I paid $3 for the power supply at Disabled American Vets (DAV), which is a resale shop just like the Salvation Army. The banana connectors were super expensive: a whole bag for $12. These were the cheapest insulated for use on metal boxes ones I could find at the time.

Uninsulated ones are around $4 for a few, but they're only for plastic cases: you'd die if you used them on a metal box like this. I had a bunch of Amazon points so I basically got theses free anyhow.

It was fun and thus worth it to me.





Sunday, May 22, 2016

Jacob's Ladder


Jacob's Ladder

The earlier Jacob's Ladder I made was a wooden folding toy; this is the more famous electric one. They have nothing to do with each other.



My Jacob's Ladder does what people told me couldn't be done: I obtained over two feet of travel, with a nice spark using a neon sign power supply that "only" puts out 5000 volts (5kv). Also, no Gabriel Circuit on it. I did add a tiny twist of copper wire at the bottom of one of the rods just for kicks though. 




My unit is a used $4 Cenco 87208 5000v spectrum tube power supply. It was originally used to power various tubes for spectrometer testing. I actually got a free heart defibrillator testing machine with it to. All for less than five bucks!

For another $5 I got a spectrum tube for it!



I got this as a cheap $5.00 add-on amazon prime item!I hooked it to the Cenco power supply. It glows purplish and is awesome! The instructions that came with it say 5000v at around 10mA is good. You should only run it for about 30 seconds!I misplaced my tube holders that came with my power supply so I just soldered two wires to the end caps.I used a variac to supply power to the cenco power supply and the tube lights up at around 3-5 out of 10 on the variac knob. I had to be extremely careful unwrapping it: the instructions are wrapped around the tube and there is a glass nipple-spike sticking out the side that is super easy to break! Also, the center section is very thin and can break when you're pushing it into a tube holder fitting.



And here is the sherbet-orange helium tube I also got.




Here it is hooked up to my huge voltage divider (so it doesn't melt my multimeter). The deal was even better: it's putting out 6000 volts! There were two cords: wall plug and a remote power switch. I cut off the remote switch wires and closed the hole in the wiring by just joining two wires together.





This is a wire frame for holding folders in a file cabinet. I had two.





Now they're the rods for my Jacob's Ladder!





Here's the whole simple setup: direct attachment of the rods: no dangerous wires to melt. I kept adjusting and straightening the rods using the safe high voltage method: unplug the power supply and always have the plug in my left hand behind my back while working on the device.

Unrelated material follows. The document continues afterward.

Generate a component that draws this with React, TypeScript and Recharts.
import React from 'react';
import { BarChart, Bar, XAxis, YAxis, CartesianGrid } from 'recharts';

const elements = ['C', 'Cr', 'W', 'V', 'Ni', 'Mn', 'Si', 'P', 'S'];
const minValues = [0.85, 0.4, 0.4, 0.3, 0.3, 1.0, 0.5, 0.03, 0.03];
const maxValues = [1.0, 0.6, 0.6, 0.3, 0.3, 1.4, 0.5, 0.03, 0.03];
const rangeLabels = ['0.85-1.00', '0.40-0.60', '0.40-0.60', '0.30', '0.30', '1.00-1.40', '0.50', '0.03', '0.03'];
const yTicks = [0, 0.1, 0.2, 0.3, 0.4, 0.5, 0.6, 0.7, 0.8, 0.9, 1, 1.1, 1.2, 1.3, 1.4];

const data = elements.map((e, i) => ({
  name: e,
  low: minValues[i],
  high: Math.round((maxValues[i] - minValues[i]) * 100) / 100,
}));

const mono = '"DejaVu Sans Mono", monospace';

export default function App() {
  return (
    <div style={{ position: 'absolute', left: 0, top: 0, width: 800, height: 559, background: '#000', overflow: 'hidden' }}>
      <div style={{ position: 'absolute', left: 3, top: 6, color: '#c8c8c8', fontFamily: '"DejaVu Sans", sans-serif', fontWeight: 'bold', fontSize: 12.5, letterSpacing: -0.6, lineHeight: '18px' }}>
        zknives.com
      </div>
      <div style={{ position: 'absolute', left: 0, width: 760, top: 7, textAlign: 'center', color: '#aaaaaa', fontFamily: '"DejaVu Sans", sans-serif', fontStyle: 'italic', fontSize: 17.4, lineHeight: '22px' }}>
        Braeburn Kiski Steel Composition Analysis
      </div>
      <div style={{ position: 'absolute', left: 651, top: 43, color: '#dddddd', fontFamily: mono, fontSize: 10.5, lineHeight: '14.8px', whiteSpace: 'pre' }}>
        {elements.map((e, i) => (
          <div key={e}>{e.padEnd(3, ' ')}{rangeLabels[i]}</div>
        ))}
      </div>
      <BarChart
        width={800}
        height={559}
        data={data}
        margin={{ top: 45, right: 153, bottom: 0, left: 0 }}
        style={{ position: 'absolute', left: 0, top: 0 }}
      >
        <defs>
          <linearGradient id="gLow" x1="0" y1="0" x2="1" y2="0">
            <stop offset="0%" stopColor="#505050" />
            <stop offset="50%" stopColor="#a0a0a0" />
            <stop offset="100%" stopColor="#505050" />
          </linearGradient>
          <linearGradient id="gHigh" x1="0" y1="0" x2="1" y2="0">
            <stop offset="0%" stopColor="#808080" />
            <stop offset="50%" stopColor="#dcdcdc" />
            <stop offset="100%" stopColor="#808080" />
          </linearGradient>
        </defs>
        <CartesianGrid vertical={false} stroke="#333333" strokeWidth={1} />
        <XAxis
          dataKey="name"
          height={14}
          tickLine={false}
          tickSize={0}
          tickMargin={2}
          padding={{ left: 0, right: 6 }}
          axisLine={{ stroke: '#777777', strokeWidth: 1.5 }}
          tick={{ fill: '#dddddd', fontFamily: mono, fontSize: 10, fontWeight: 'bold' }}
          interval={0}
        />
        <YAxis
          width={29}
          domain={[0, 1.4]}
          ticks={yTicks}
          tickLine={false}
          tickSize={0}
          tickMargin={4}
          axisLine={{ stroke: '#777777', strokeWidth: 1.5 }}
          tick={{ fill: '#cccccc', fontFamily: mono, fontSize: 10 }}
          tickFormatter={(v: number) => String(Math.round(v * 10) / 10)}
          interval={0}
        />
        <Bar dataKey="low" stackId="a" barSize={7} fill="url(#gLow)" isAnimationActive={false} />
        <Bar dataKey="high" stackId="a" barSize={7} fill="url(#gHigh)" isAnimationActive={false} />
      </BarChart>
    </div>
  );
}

Some devices have capacitors in them that can store deadly electrical charges for months, even after you unplug them! This unit doesn't (I looked). I also powered it up repeatedly and watched the voltage fall on shutdown: very quick, thus a few seconds after shutdown it's dead. Although the rods can get really hot from the spark.




Here's the transformer: only 5000 volts, which is enough for a Jacob's Ladder. The sound of even this low power, yet still lethal, transformer induced a fascinating noise that suits sounds like musical wind chimes.

Thinner rods might vibrate more and create louder "music" along with the stereotypical monster movie zapping noises.

The hardest part of this project was working up the courage to s flip the power switch on.





It was so scary we forgot to turn the camera sideways! Meow!